Esse é o segredo do genial Park Chan-Wook ao nos levar às perspectivas de Hideko e Sooke, separadamente, a partir do segundo ato. Ao não conhecermos propriamente suas intenções, a surpresa que seus pontos de virada causam são enormes. O sul coreano, aliás, pouco tenta falar sobre a invasão japonesa na Coreia do Sul (a única cena talvez mais atrevida, nesta ótica, seja crianças marchando logo atrás de soldados na chuva), pois ele sabe que seus personagens se encarregarão de expor a hipocrisia daquele cenário de forma sutil.

A paixão pelo brutal, pelo masoquismo, dos grandes ricos que se excitam com a descrição de mulheres subjugando homens sublinham esse quadro. Park trata a masculinidade e sua tentativa de ser viril como algo comicamente desprezível – não só dos idosos escondendo seus membros com a mão ao ouvir uma das histórias contadas por Hideko, como também o tio batendo na tia e na sobrinha enquanto seu pênis fica ereto (num plano detalhe eficiente) ou em como o Conde só se preocupa em manter seu órgão antes de seu destino inevitável.

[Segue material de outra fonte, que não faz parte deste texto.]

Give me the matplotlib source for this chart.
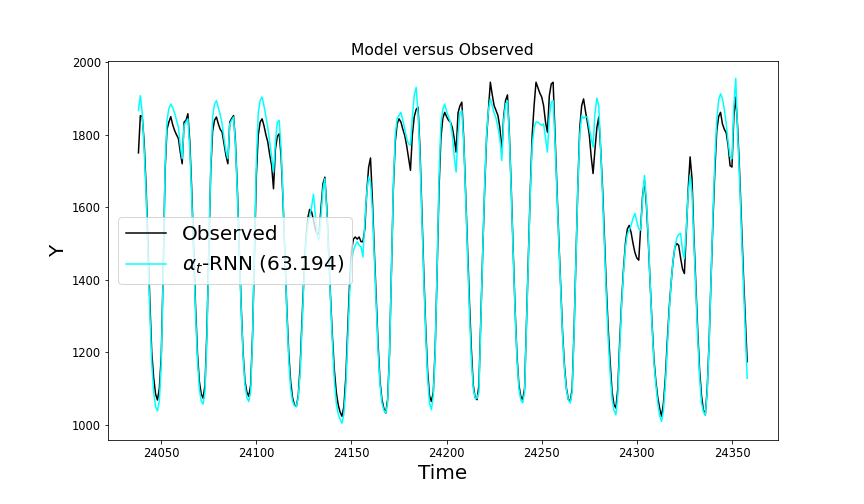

Deste modo, o que antes era chibata, torna-se prazer e algo que não desperta mais memória para Hideko, na cena final, em que as duas dividem um instrumento de dor para atingirem o orgasmo. É, ao mesmo tempo, lindíssima a forma como o cineasta sublinha o encantamento uma pela outra: a cena mais óbvia é a da banheira, onde cada uma de suas perspectivas são mostradas, numa forma brilhante de simular uma tensão – o olhar, o lábio úmido… 

Assim como em Carol, Park se preocupa com a sensação de cada uma e com a leveza da paixão em contraste com o descontrole do tesão. Um paradoxo lindo para se filmar. E que o cineasta faz como poucos. Uma obra-prima.